THINKING IS LIVING

Insanity: doing the same thing over and over again and expecting different results.
Albert Einstein

paintings

Plato took Socrates' maxim "virtue is knowledge" and extrapolated it into an elaborate theory of knowledge. "Take a line divided into two unequal parts, one to represent the visible order, the other the intelligible, and divide each part again..." With these words, Plato introduces his concept of the dividing line between opinion, whose objects are in the visible world and knowledge, whose objects are in the intelligible world and exist as ideas or forms.
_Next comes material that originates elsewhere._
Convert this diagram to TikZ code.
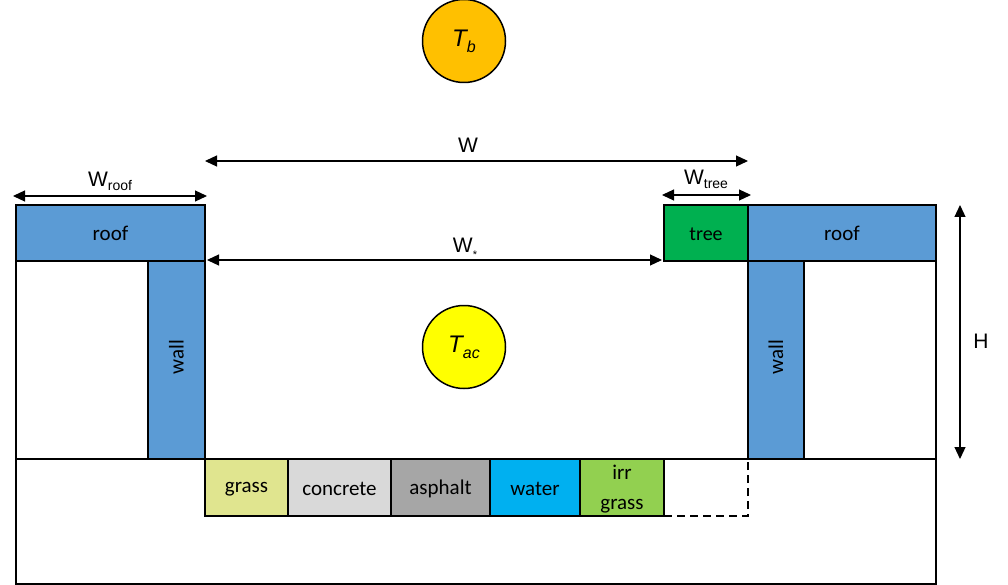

He also creates a mental image of a ladder of knowledge which the philosopher ascends in his search for truth.

THE GOOD

"In the world of knowledge, the idea of the Good appears last of all, and is seen only with an effort; and when seen, is also inferred to be the universal author of all things beautiful and right, parent of light and the lord of the light of this visible world, and the source of truth and reason in the intellectual."
from "The Republic"

The supreme Form, and the ultimate aim of the philosopher, is the Good. In his Idea of the Good, Plato envisages an absolute source of truth and goodness. Plato compares this to the sun. As the light of the sun makes the concrete things of the world visible, and is the source of life, the Idea of the Good makes the forms intelligible and is the source of their being. Seen in the light of the Good, the plurality of the many forms becomes the unity of total reality. The Idea of the Good is the source of the world's moral purpose. Such ideas were easily incorporated into later Christian thinking.